The Octiv sensor is capable of following fast frequency changes in RF signal. As previously discussed the Octiv analyses the RF data in blocks, where the block covers approximately 5 μs of signal. Each block is analysed independently and the values for harmonics of the signal of interest are extracted from the FFT data block and averaged with corresponding values extracted from previous FFT data blocks. When the RF frequency is changed, the fundamental signal will appear in a different location on the FFT but will remain inside a predefined “search area”. The new fundamental location is used to calculate where the signal harmonics are located. The extracted signal values are averaged as before with the with previous selected signal values. Changes in frequency cause the signal to spread in Fourier space, where the power becomes distributed across the frequencies according to the time spent at those frequencies. This will be observed in the Octiv FFT data when the signal frequency is changing beyond the sensors frequency agility range. The Octiv algorithm selects the peak signal in the range and due to signal being distributed over FFT bins, will report a lower than expected result. The frequency agility range is affected by the block time and the signal windowing used. The configuration used in the Octiv sensor yields a frequency agility range of up to 10 KHz/μs.

Pulse Mode

Pulsed RF sources are being used more frequently in Plasma reactors.
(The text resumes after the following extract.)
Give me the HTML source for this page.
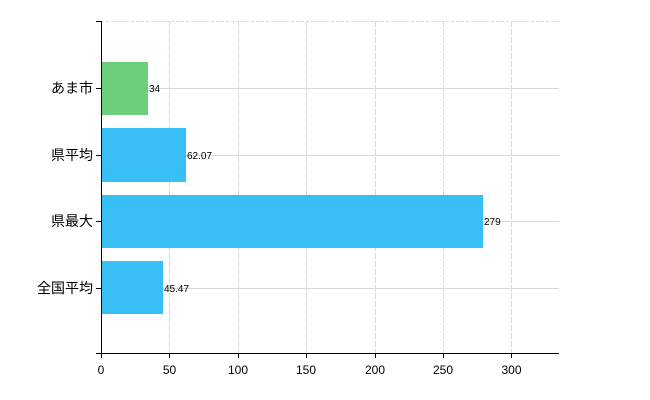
<!DOCTYPE html>
<html><head><meta charset="utf-8"><style>body{margin:0;background:#fff}svg{display:block}</style></head><body>
<svg width="650" height="400" xmlns="http://www.w3.org/2000/svg" font-family="Liberation Sans, Noto Sans CJK JP, sans-serif">
<g stroke="#d8d8d8" stroke-width="1">
<line x1="101" y1="21.5" x2="559" y2="21.5" stroke-dasharray="3,2"/>
<g stroke-dasharray="6,2">
<line x1="169.5" y1="21" x2="169.5" y2="354"/>
<line x1="238.5" y1="21" x2="238.5" y2="354"/>
<line x1="306.5" y1="21" x2="306.5" y2="354"/>
<line x1="375.5" y1="21" x2="375.5" y2="354"/>
<line x1="443.5" y1="21" x2="443.5" y2="354"/>
<line x1="511.5" y1="21" x2="511.5" y2="354"/>
</g>
<line x1="101" y1="88.5" x2="559" y2="88.5"/>
<line x1="101" y1="155.5" x2="559" y2="155.5"/>
<line x1="101" y1="221.5" x2="559" y2="221.5"/>
<line x1="101" y1="288.5" x2="559" y2="288.5"/>
</g>
<rect x="101" y="62" width="47" height="53" fill="#6ccf7c"/>
<rect x="101" y="128" width="85" height="54" fill="#38bff5"/>
<rect x="101" y="195" width="382" height="53" fill="#38bff5"/>
<rect x="101" y="261" width="62" height="53" fill="#38bff5"/>
<g stroke="#000" stroke-width="1">
<line x1="101.5" y1="21" x2="101.5" y2="354"/>
<line x1="96" y1="353.5" x2="559" y2="353.5"/>
<line x1="96" y1="21.5" x2="101" y2="21.5"/>
<line x1="96" y1="88.5" x2="101" y2="88.5"/>
<line x1="96" y1="155.5" x2="101" y2="155.5"/>
<line x1="96" y1="221.5" x2="101" y2="221.5"/>
<line x1="96" y1="288.5" x2="101" y2="288.5"/>
<g>
<line x1="101.5" y1="354" x2="101.5" y2="358"/>
<line x1="169.5" y1="354" x2="169.5" y2="358"/>
<line x1="238.5" y1="354" x2="238.5" y2="358"/>
<line x1="306.5" y1="354" x2="306.5" y2="358"/>
<line x1="375.5" y1="354" x2="375.5" y2="358"/>
<line x1="443.5" y1="354" x2="443.5" y2="358"/>
<line x1="511.5" y1="354" x2="511.5" y2="358"/>
</g>
</g>
<g font-size="10" fill="#000">
<text x="149" y="92">34</text>
<text x="187" y="159">62.07</text>
<text x="484" y="225">279</text>
<text x="164" y="292">45.47</text>
</g>
<g font-size="14" fill="#000" text-anchor="end">
<text x="93" y="93">あま市</text>
<text x="93" y="160">県平均</text>
<text x="93" y="226">県最大</text>
<text x="93" y="293">全国平均</text>
</g>
<g font-size="12" fill="#000" text-anchor="middle">
<text x="101" y="374">0</text>
<text x="169.5" y="374">50</text>
<text x="238" y="374">100</text>
<text x="306" y="374">150</text>
<text x="375" y="374">200</text>
<text x="443" y="374">250</text>
<text x="511.5" y="374">300</text>
</g>
</svg>
</body></html>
The Octiv sensor is capable of providing voltage and current data with resolutions down to 1 us. The Sensor achieves this by using gated block sampling to implement averaging similar to “boxcar averaging” technique. The same time slot within the RF pulse is averaged over successive pulses. This is achieved by having a gating signal synchronised to the RF pulse, which is used to control when a block of data starts sampling. The time slot within the RF pulse can be selected by setting an adjustable delay as shown in Figure 4.

Figure 5. Block sampling logic is gated, synchronised to pulse.

Pulse Profile

The Octiv software can build a RF pulse profile by sweeping the adjustable delay time through the RF pulse period.

Pulse Trending

The Octiv software provide a trending mode for pulsed RF signals. This uses the “boxcar average” technique described above to select and trend a single time-slot with the RF pulse.

References

1Paul Scullin, Michael Hopkins,. Impedans Ltd., (2014). Analysing RF signals from a plasma system. WO2014016357 A3.